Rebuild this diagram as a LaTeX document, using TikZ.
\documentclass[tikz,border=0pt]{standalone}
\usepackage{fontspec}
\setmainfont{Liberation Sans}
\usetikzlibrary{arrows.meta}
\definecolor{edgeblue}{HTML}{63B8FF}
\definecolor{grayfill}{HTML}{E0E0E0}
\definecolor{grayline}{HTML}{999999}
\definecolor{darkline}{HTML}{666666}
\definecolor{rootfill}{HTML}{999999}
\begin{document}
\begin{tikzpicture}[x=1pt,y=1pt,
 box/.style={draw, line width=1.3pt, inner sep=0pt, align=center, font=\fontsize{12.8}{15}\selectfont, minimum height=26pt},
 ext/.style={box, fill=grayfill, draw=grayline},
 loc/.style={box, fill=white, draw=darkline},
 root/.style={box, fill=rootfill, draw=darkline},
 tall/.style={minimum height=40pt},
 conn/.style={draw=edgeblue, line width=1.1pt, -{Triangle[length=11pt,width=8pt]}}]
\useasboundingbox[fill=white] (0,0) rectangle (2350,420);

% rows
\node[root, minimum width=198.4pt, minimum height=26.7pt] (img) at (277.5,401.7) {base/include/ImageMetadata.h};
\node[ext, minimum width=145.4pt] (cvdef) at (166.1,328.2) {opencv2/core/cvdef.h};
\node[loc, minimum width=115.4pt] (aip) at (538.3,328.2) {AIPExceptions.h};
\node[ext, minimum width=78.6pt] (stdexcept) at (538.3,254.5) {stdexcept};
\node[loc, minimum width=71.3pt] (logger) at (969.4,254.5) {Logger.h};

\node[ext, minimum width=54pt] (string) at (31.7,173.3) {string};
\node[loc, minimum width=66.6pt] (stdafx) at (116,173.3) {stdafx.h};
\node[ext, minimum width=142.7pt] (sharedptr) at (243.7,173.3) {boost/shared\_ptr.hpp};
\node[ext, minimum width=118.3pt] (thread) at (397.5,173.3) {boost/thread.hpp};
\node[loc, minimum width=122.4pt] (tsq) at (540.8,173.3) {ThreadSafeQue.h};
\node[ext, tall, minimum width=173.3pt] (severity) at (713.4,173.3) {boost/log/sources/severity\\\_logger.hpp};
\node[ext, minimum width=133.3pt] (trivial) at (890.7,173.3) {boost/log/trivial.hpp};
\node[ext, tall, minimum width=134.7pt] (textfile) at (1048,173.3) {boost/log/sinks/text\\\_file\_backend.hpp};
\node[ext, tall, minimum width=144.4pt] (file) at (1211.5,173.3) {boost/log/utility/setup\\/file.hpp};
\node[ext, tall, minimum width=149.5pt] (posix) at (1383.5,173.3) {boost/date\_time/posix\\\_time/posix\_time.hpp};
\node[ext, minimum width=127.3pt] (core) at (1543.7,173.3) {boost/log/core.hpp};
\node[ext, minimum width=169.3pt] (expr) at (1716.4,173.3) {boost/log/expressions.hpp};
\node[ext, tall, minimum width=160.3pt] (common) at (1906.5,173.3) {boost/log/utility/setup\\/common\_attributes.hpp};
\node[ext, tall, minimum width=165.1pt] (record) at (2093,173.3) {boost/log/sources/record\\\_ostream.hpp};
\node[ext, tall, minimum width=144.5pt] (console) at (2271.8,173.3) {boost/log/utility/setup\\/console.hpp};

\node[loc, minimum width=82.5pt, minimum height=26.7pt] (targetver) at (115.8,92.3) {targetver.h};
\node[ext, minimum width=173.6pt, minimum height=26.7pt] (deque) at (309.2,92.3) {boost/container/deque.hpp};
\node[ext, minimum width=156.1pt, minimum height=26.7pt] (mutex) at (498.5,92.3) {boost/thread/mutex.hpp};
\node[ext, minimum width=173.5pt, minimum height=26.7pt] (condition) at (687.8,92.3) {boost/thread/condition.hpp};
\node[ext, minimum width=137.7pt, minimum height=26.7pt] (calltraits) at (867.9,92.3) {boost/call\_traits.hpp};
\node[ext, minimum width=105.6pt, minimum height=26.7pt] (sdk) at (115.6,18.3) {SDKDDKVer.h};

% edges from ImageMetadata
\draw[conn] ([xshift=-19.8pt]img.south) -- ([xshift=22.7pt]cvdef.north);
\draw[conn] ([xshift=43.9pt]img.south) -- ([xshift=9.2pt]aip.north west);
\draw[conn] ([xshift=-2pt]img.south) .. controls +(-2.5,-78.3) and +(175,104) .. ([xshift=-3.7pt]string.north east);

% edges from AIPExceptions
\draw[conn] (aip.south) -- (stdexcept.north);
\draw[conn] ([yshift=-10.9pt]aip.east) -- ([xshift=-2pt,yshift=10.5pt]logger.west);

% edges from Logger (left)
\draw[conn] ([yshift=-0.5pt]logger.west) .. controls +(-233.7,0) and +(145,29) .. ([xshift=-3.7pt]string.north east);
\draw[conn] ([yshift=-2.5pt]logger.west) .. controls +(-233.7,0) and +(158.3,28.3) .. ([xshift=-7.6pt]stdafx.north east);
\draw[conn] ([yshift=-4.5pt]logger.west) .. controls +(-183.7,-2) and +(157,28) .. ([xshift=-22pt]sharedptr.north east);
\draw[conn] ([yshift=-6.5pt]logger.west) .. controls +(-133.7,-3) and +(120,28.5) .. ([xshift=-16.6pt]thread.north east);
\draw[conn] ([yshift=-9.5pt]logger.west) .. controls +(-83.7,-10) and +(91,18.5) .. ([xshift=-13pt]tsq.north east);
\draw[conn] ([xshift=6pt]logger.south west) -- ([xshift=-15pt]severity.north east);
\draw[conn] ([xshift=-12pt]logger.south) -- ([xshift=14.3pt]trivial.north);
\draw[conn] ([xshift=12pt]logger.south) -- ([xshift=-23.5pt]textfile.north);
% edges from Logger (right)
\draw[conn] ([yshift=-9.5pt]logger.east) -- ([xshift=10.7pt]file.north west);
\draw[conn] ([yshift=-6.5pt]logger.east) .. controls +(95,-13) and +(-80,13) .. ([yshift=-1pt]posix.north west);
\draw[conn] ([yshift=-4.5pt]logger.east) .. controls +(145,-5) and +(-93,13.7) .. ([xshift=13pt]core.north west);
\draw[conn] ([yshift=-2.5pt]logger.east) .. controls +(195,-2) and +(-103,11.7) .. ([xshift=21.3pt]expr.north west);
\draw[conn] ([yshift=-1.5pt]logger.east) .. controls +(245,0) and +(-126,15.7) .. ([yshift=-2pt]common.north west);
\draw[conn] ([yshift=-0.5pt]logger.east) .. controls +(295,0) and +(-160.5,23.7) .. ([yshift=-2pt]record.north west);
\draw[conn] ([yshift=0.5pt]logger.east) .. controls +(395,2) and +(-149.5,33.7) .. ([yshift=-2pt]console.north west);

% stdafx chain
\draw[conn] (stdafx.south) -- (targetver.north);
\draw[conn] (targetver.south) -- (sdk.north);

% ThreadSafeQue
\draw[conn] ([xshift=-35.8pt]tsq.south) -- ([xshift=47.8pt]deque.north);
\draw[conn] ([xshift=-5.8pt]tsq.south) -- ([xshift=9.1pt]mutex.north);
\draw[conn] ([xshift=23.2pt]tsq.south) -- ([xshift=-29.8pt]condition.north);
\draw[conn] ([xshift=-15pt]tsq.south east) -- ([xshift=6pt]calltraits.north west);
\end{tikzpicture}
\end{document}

▬▬▬▬▬▬

Look at the material above and copy, word for word, its lines from the first through the one containing "minimum width=71.3pt] (logger)".

◆ The result
Rebuild this diagram as a LaTeX document, using TikZ.
\documentclass[tikz,border=0pt]{standalone}
\usepackage{fontspec}
\setmainfont{Liberation Sans}
\usetikzlibrary{arrows.meta}
\definecolor{edgeblue}{HTML}{63B8FF}
\definecolor{grayfill}{HTML}{E0E0E0}
\definecolor{grayline}{HTML}{999999}
\definecolor{darkline}{HTML}{666666}
\definecolor{rootfill}{HTML}{999999}
\begin{document}
\begin{tikzpicture}[x=1pt,y=1pt,
 box/.style={draw, line width=1.3pt, inner sep=0pt, align=center, font=\fontsize{12.8}{15}\selectfont, minimum height=26pt},
 ext/.style={box, fill=grayfill, draw=grayline},
 loc/.style={box, fill=white, draw=darkline},
 root/.style={box, fill=rootfill, draw=darkline},
 tall/.style={minimum height=40pt},
 conn/.style={draw=edgeblue, line width=1.1pt, -{Triangle[length=11pt,width=8pt]}}]
\useasboundingbox[fill=white] (0,0) rectangle (2350,420);

% rows
\node[root, minimum width=198.4pt, minimum height=26.7pt] (img) at (277.5,401.7) {base/include/ImageMetadata.h};
\node[ext, minimum width=145.4pt] (cvdef) at (166.1,328.2) {opencv2/core/cvdef.h};
\node[loc, minimum width=115.4pt] (aip) at (538.3,328.2) {AIPExceptions.h};
\node[ext, minimum width=78.6pt] (stdexcept) at (538.3,254.5) {stdexcept};
\node[loc, minimum width=71.3pt] (logger) at (969.4,254.5) {Logger.h};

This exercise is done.